In 2000 there were 758 workers who lived in the municipality. Of these, 354 or about 46.7% of the residents worked outside Uesslingen-Buch while 76 people commuted into the municipality for work. There were a total of 480 jobs (of at least 6 hours per week) in the municipality. Of the working population, 6.7% used public transportation to get to work, and 48.8% used a private car.

==Religion==
From the 2000 census, 308 or 29.6% were Roman Catholic, while 585 or 56.2% belonged to the Swiss Reformed Church. Of the rest of the population, there is 1 individual who belongs to the Orthodox Church, and there are 25 individuals (or about 2.40% of the population) who belong to another Christian church. There were 10 (or about 0.96% of the population) who are Islamic. There are 1 individuals (or about 0.10% of the population) who belong to another church (not listed on the census), 81 (or about 7.78% of the population) belong to no church, are agnostic or atheist, and 30 individuals (or about 2.88% of the population) did not answer the question.

==Education==
In Uesslingen-Buch about 80.5% of the population (between age 25-64) have completed either non-mandatory upper secondary education or additional higher education (either university or a Fachhochschule).

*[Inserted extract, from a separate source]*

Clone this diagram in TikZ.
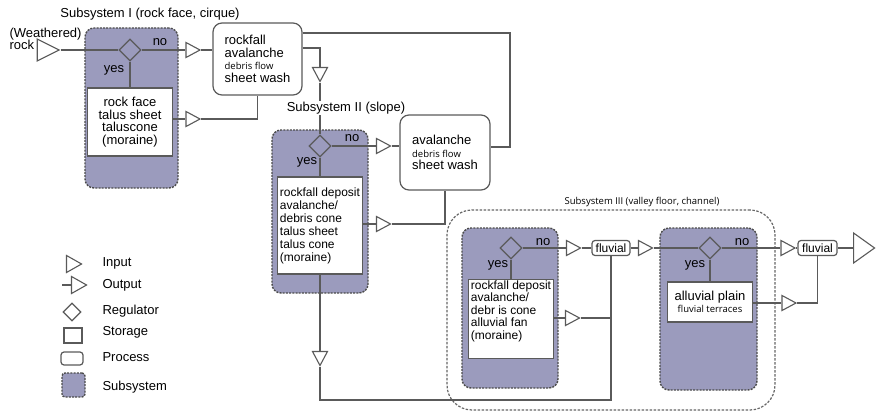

Uesslingen-Buch is home to the Uesslingen primary school district. In the 2008/2009 school year there were 66 students. There were 26 children in the kindergarten, and the average class size was 26 kindergartners. Of the children in kindergarten, 14 or 53.8% were female. The lower and upper primary levels begin at about age 5-6 and last for 6 years. There were 23 children in who were at the lower primary level and 17 children in the upper primary level. The average class size in the primary school was 20 students. At the lower primary level, there were 10 children or 43.5% of the total population who were female, . In the upper primary level, there were 11 or 64.7% who were female, 2 or 11.8% were not Swiss citizens and 2 or 11.8% did not speak German natively.